Even great leaders like Karunanidhi, Indira Gandhi and Atal Behari Vajpayee have tasted defeat, but they learnt from their mistakes.
Criticism follows defeat. Rahul Gandhi, N. Chandrababu Naidu, and Mamata Banerjee’s political abilities are under scrutiny. But in politics, losing an election is a temporary setback, not a write-off. Like in sports, you win some, lose some. You work harder the next time, you don’t quit.
Prime Minister Narender Modi is the hero, after leading his party to a great win in the 2019 elections. Sadly, leaders like Congress president Rahul Gandhi, West Bengal chief minister and Trinamool supremo Mamata Banerjee and former AP chief minister and Telugu Desam Party chief Chandrababu Naidu, whose respective parties got a drubbing in the electoral battle, are being severely criticised for their party’s downfall, and expected to step down as party leaders.
Mr Gandhi said he will quit, but the party didn’t accept his resignation. Ditto Banerjee. Mr Naidu is criticised for not grooming a “second rung leader to take the party forward”.
While it’s nice to have a “second leader in command”, there’s no need for leaders to step down taking full responsibility for the loss. Like in sports, in politics too, you win and lose. When you lose, you work harder for the next game, you don’t stop playing!
Mr Naidu agrees. He states that elections are a part and parcel in a democratic set up, and that winning and losing is a natural phenomenon. “You win some elections and lose some, but the key factor is learn from the past mistakes. Self-assessment and constant review will take you forward,” he said, while addressing his partymen recently.

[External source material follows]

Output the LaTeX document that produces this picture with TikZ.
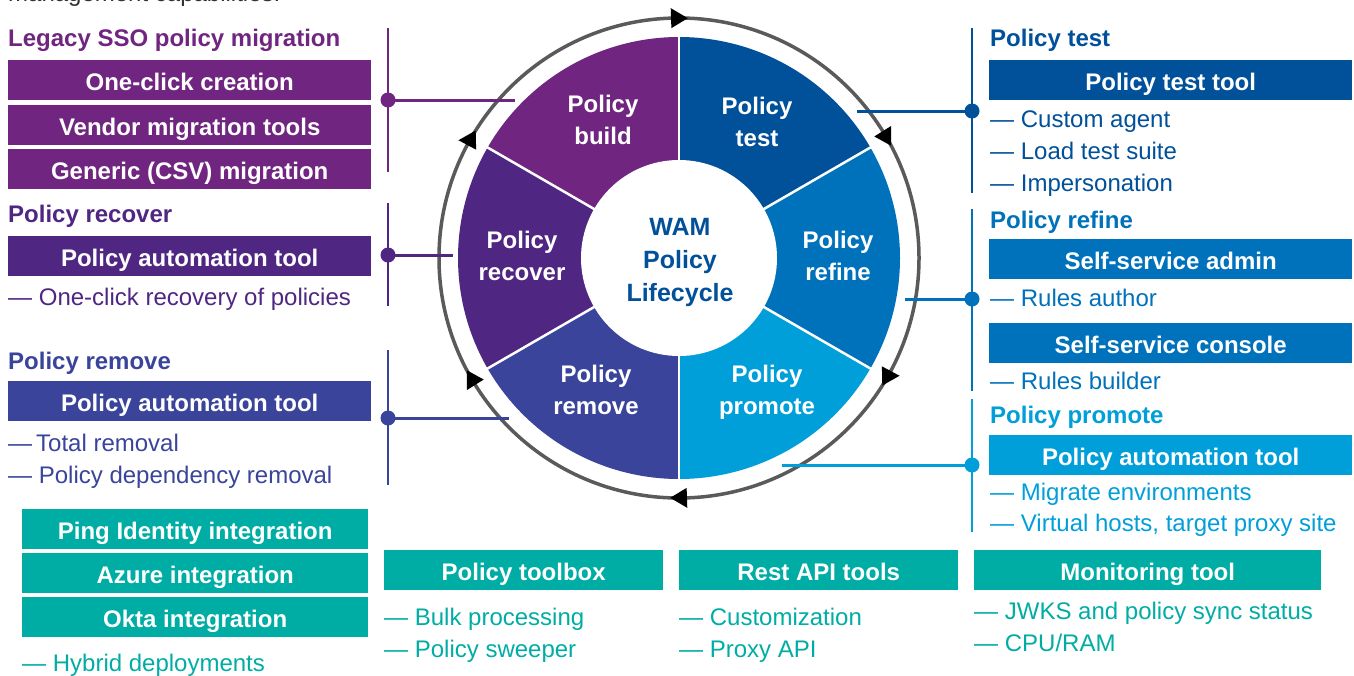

But, the important observation here is none of the above parties have a second rung leader. If Mr Gandhi wants to step down, who is the able person to take over? No name thrown up yet. Same is the case with Ms Banerjee and Mr Naidu.
Both sports and politics, are driven by long haul careers. There is no need to ask leaders who lost to step down. Says cricket analyst Ayaz Memon, sports and politics are demanding professions, questioning the leadership after a failure is a natural consequence. M.S. Dhoni too, despite his super performance as a cricketer, has come under the scanner after India failed to defend the 2015 World Cup. “Just because you won a cricket series, doesn’t put you on top. It’s a continuous process. You lose some too. Every game is a new battle. Likewise, if you lose an election, there’s no need to panic. In both professions, as you progress, minimising errors and maxmising strengths and potential will be significant. I have seen several captains being dumped after a series defeat but what’s equally fundamental is to have a second-run leader to lead the attack,” Ayaz says.
Mental strength and ability to bounce back are considered to be a great asset. Sports psychologist John Hemanth who trained several Olympic athletes says that he ensures players become mentally strong as it helps them to be independent and they need not depend on coach, parents or peers. “Success and defeat are part of life; the successful ones are those who constantly keep learning in hindsight,” Hemanth explains, adding, “Most of the athletes get carried away — they get overwhelmed after a victory and feel dejected in a defeat. There’s no balanced approach towards the profession. As a result, players are unable to learn and handle crisis independently.”
Even great leaders like Karunanidhi, Indira Gandhi and Atal Behari Vajpayee have tasted defeat, but they learnt from their mistakes. The BJP, which has over 300 seats today, once had only two seats in Parliament!
Senior political analyst Bandaru Srinivas Rao observes that in politics and sports, willingness to learn, patience and the hunger to win are the key factors for a long innings.